Exercise aim
Copy nothing but the text: reproduce each line of the listing exactly and leave the pictures out.

Records shown

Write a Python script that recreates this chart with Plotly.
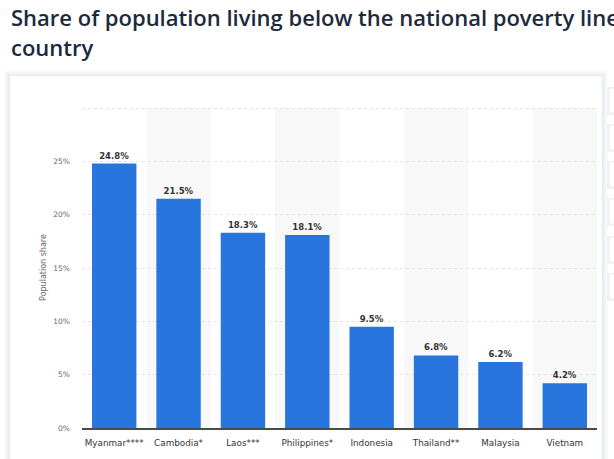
import plotly.graph_objects as go

# ---DATA---
countries = ['Myanmar****', 'Cambodia*', 'Laos***', 'Philippines*',
             'Indonesia', 'Thailand**', 'Malaysia', 'Vietnam']
poverty_share = [24.8, 21.5, 18.3, 18.1, 9.5, 6.8, 6.2, 4.2]
y_ticks = [0, 5, 10, 15, 20, 25, 30]
y_tick_labels = ['0%', '5%', '10%', '15%', '20%', '25%', '']

W, H = 614, 459
L, R, T, B = 82, 17, 107, 31
PW, PH = W - L - R, H - T - B

# pixel -> paper coords (paper is the plot area in plotly)
def px_x(v):
    return (v - L) / PW

def px_y(v):
    return (H - B - v) / PH

fig = go.Figure()

fig.add_trace(go.Bar(
    x=countries,
    y=poverty_share,
    marker_color='#2876DD',
    marker_line_width=0,
    text=[f'{v}%' for v in poverty_share],
    textposition='outside',
    cliponaxis=False,
    textfont=dict(family='DejaVu Sans', size=8.5, color='#333333', weight='bold'),
    hoverinfo='skip'))

# ---STYLE---
fig.update_layout(
    width=W, height=H,
    margin=dict(l=L, r=R, t=T, b=B),
    paper_bgcolor='#ffffff',
    plot_bgcolor='rgba(0,0,0,0)',
    bargap=0.31,
    showlegend=False)

fig.update_xaxes(
    showgrid=False,
    showline=True, linecolor='#4a4a4a', linewidth=1.5,
    ticks='', ticklabelstandoff=6,
    tickfont=dict(family='DejaVu Sans', size=8.8, color='#333333'))

# range a hair above 30 so the top gridline is still drawn
fig.update_yaxes(
    range=[0, 30.1],
    tickvals=y_ticks, ticktext=y_tick_labels,
    showgrid=True, gridcolor='#e4e4e4', gridwidth=1, griddash='dot',
    zeroline=False, ticks='', ticklabelstandoff=11,
    tickfont=dict(family='DejaVu Sans', size=7.5, color='#666666'),
    title=dict(text='Population share', standoff=5,
               font=dict(family='DejaVu Sans', size=8, color='#666666')))

shapes = []
# card shadow and card
for i, op in enumerate([0.025, 0.035, 0.05]):
    d = 6 - 2 * i
    shapes.append(dict(type='rect', xref='paper', yref='paper', layer='below',
                       x0=px_x(10 - d), x1=px_x(602 + d),
                       y0=px_y(470), y1=px_y(76 - d),
                       line_width=0, fillcolor=f'rgba(60,70,90,{op})'))
shapes.append(dict(type='rect', xref='paper', yref='paper', layer='below',
                   x0=px_x(10), x1=px_x(602), y0=px_y(470), y1=px_y(76),
                   line=dict(color='#eef0f3', width=1), fillcolor='#ffffff'))

# alternating column bands
for i in range(1, len(countries), 2):
    shapes.append(dict(type='rect', xref='x', yref='y', layer='below',
                       x0=i - 0.5, x1=i + 0.5, y0=0, y1=30,
                       line_width=0, fillcolor='#f8f8f8'))

# side buttons cut off on the right
for top in [88, 125, 162, 199, 237, 274]:
    shapes.append(dict(type='rect', xref='paper', yref='paper',
                       x0=px_x(607), x1=px_x(630), y0=px_y(top + 27), y1=px_y(top - 1),
                       line_width=0, fillcolor='rgba(60,70,90,0.06)'))
    shapes.append(dict(type='rect', xref='paper', yref='paper',
                       x0=px_x(609), x1=px_x(630), y0=px_y(top + 25), y1=px_y(top),
                       line=dict(color='#eceef2', width=1), fillcolor='#ffffff'))

fig.update_layout(shapes=shapes)

# ---TITLE---
title_font = dict(family='Open Sans', size=22, color='#1b2a3c', weight=600)
fig.add_annotation(xref='paper', yref='paper', x=px_x(9), y=px_y(17),
                   xanchor='left', yanchor='middle', showarrow=False,
                   text='Share of population living below the national poverty line by',
                   font=title_font)
fig.add_annotation(xref='paper', yref='paper', x=px_x(9), y=px_y(47),
                   xanchor='left', yanchor='middle', showarrow=False,
                   text='country', font=title_font)

# drop the default page margin so the figure sits at the window's corner
fig.write_html('out.html', config={'displayModeBar': False},
               post_script="document.body.style.margin='0';")
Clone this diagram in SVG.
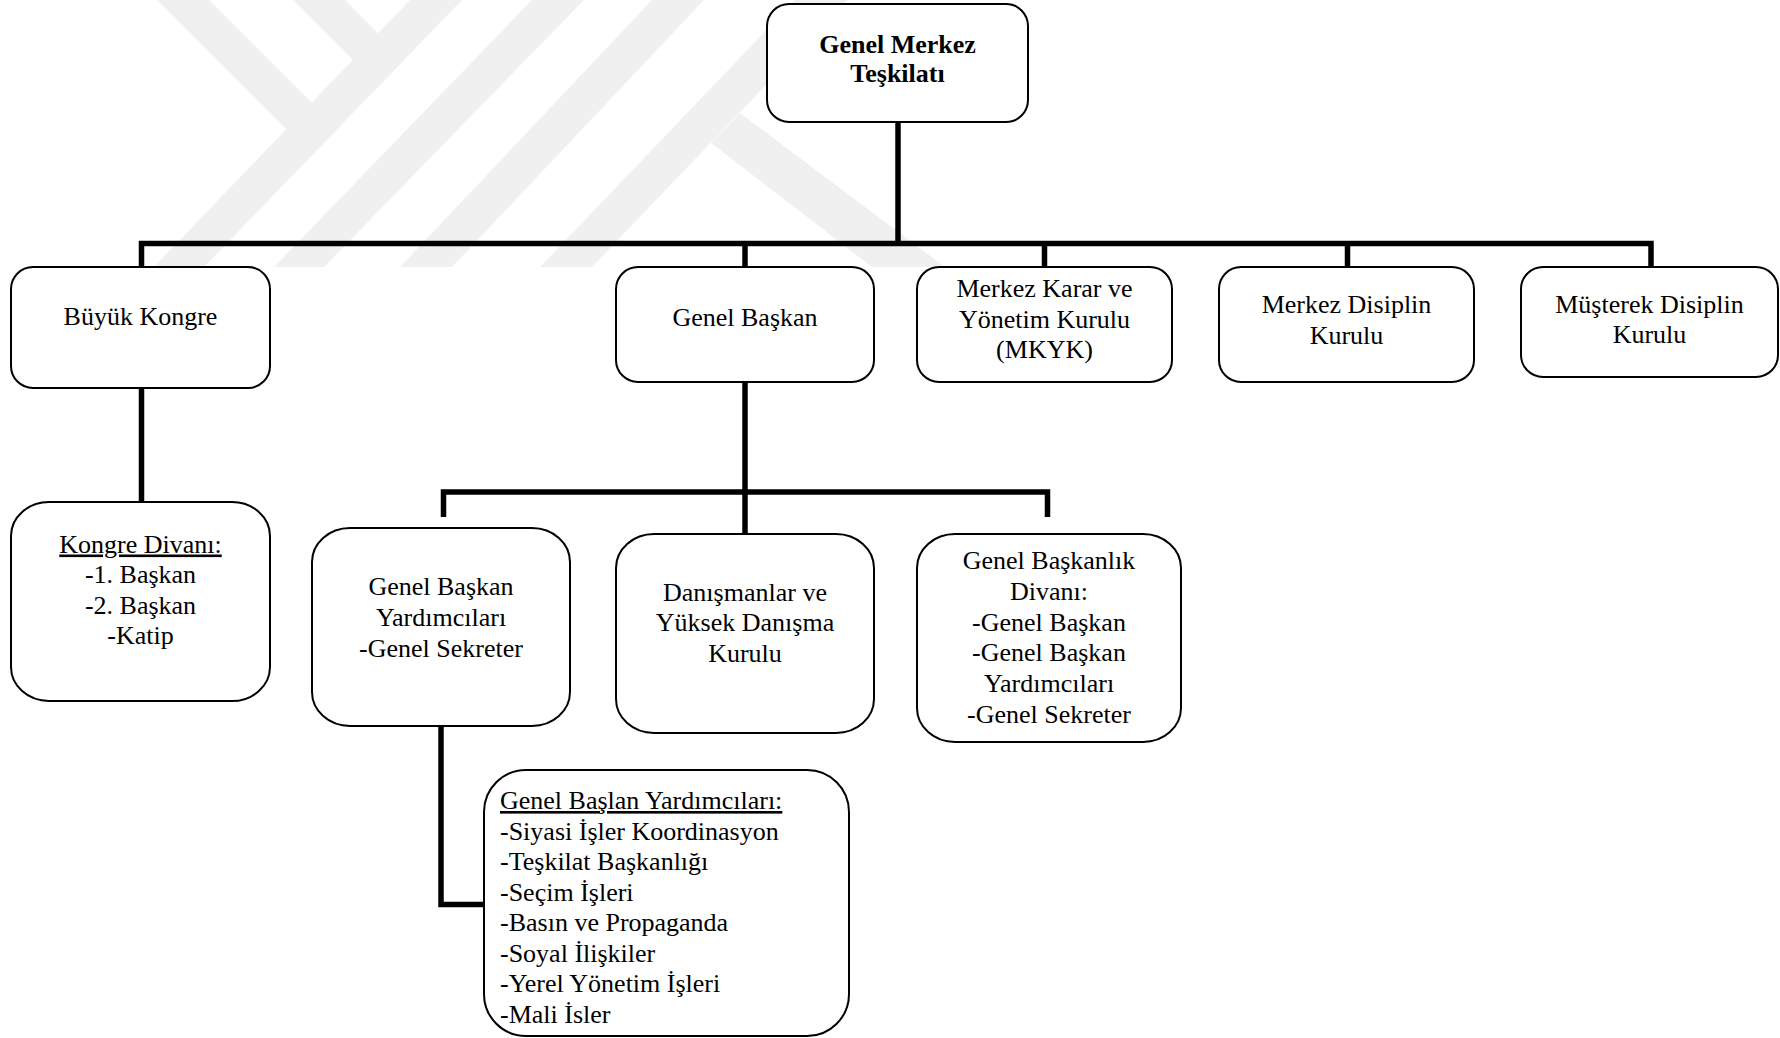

Written response
Write a Python script that recreates this chart with Plotly.
import plotly.graph_objects as go

# ---DATA---
countries = ['Myanmar****', 'Cambodia*', 'Laos***', 'Philippines*',
             'Indonesia', 'Thailand**', 'Malaysia', 'Vietnam']
poverty_share = [24.8, 21.5, 18.3, 18.1, 9.5, 6.8, 6.2, 4.2]
y_ticks = [0, 5, 10, 15, 20, 25, 30]
y_tick_labels = ['0%', '5%', '10%', '15%', '20%', '25%', '']

W, H = 614, 459
L, R, T, B = 82, 17, 107, 31
PW, PH = W - L - R, H - T - B

# pixel -> paper coords (paper is the plot area in plotly)
def px_x(v):
    return (v - L) / PW

def px_y(v):
    return (H - B - v) / PH

fig = go.Figure()

fig.add_trace(go.Bar(
    x=countries,
    y=poverty_share,
    marker_color='#2876DD',
    marker_line_width=0,
    text=[f'{v}%' for v in poverty_share],
    textposition='outside',
    cliponaxis=False,
    textfont=dict(family='DejaVu Sans', size=8.5, color='#333333', weight='bold'),
    hoverinfo='skip'))

# ---STYLE---
fig.update_layout(
    width=W, height=H,
    margin=dict(l=L, r=R, t=T, b=B),
    paper_bgcolor='#ffffff',
    plot_bgcolor='rgba(0,0,0,0)',
    bargap=0.31,
    showlegend=False)

fig.update_xaxes(
    showgrid=False,
    showline=True, linecolor='#4a4a4a', linewidth=1.5,
    ticks='', ticklabelstandoff=6,
    tickfont=dict(family='DejaVu Sans', size=8.8, color='#333333'))

# range a hair above 30 so the top gridline is still drawn
fig.update_yaxes(
    range=[0, 30.1],
    tickvals=y_ticks, ticktext=y_tick_labels,
    showgrid=True, gridcolor='#e4e4e4', gridwidth=1, griddash='dot',
    zeroline=False, ticks='', ticklabelstandoff=11,
    tickfont=dict(family='DejaVu Sans', size=7.5, color='#666666'),
    title=dict(text='Population share', standoff=5,
               font=dict(family='DejaVu Sans', size=8, color='#666666')))

shapes = []
# card shadow and card
for i, op in enumerate([0.025, 0.035, 0.05]):
    d = 6 - 2 * i
    shapes.append(dict(type='rect', xref='paper', yref='paper', layer='below',
                       x0=px_x(10 - d), x1=px_x(602 + d),
                       y0=px_y(470), y1=px_y(76 - d),
                       line_width=0, fillcolor=f'rgba(60,70,90,{op})'))
shapes.append(dict(type='rect', xref='paper', yref='paper', layer='below',
                   x0=px_x(10), x1=px_x(602), y0=px_y(470), y1=px_y(76),
                   line=dict(color='#eef0f3', width=1), fillcolor='#ffffff'))

# alternating column bands
for i in range(1, len(countries), 2):
    shapes.append(dict(type='rect', xref='x', yref='y', layer='below',
                       x0=i - 0.5, x1=i + 0.5, y0=0, y1=30,
                       line_width=0, fillcolor='#f8f8f8'))

# side buttons cut off on the right
for top in [88, 125, 162, 199, 237, 274]:
    shapes.append(dict(type='rect', xref='paper', yref='paper',
                       x0=px_x(607), x1=px_x(630), y0=px_y(top + 27), y1=px_y(top - 1),
                       line_width=0, fillcolor='rgba(60,70,90,0.06)'))
    shapes.append(dict(type='rect', xref='paper', yref='paper',
                       x0=px_x(609), x1=px_x(630), y0=px_y(top + 25), y1=px_y(top),
                       line=dict(color='#eceef2', width=1), fillcolor='#ffffff'))

fig.update_layout(shapes=shapes)

# ---TITLE---
title_font = dict(family='Open Sans', size=22, color='#1b2a3c', weight=600)
fig.add_annotation(xref='paper', yref='paper', x=px_x(9), y=px_y(17),
                   xanchor='left', yanchor='middle', showarrow=False,
                   text='Share of population living below the national poverty line by',
                   font=title_font)
fig.add_annotation(xref='paper', yref='paper', x=px_x(9), y=px_y(47),
                   xanchor='left', yanchor='middle', showarrow=False,
                   text='country', font=title_font)

# drop the default page margin so the figure sits at the window's corner
fig.write_html('out.html', config={'displayModeBar': False},
               post_script="document.body.style.margin='0';")
Clone this diagram in SVG.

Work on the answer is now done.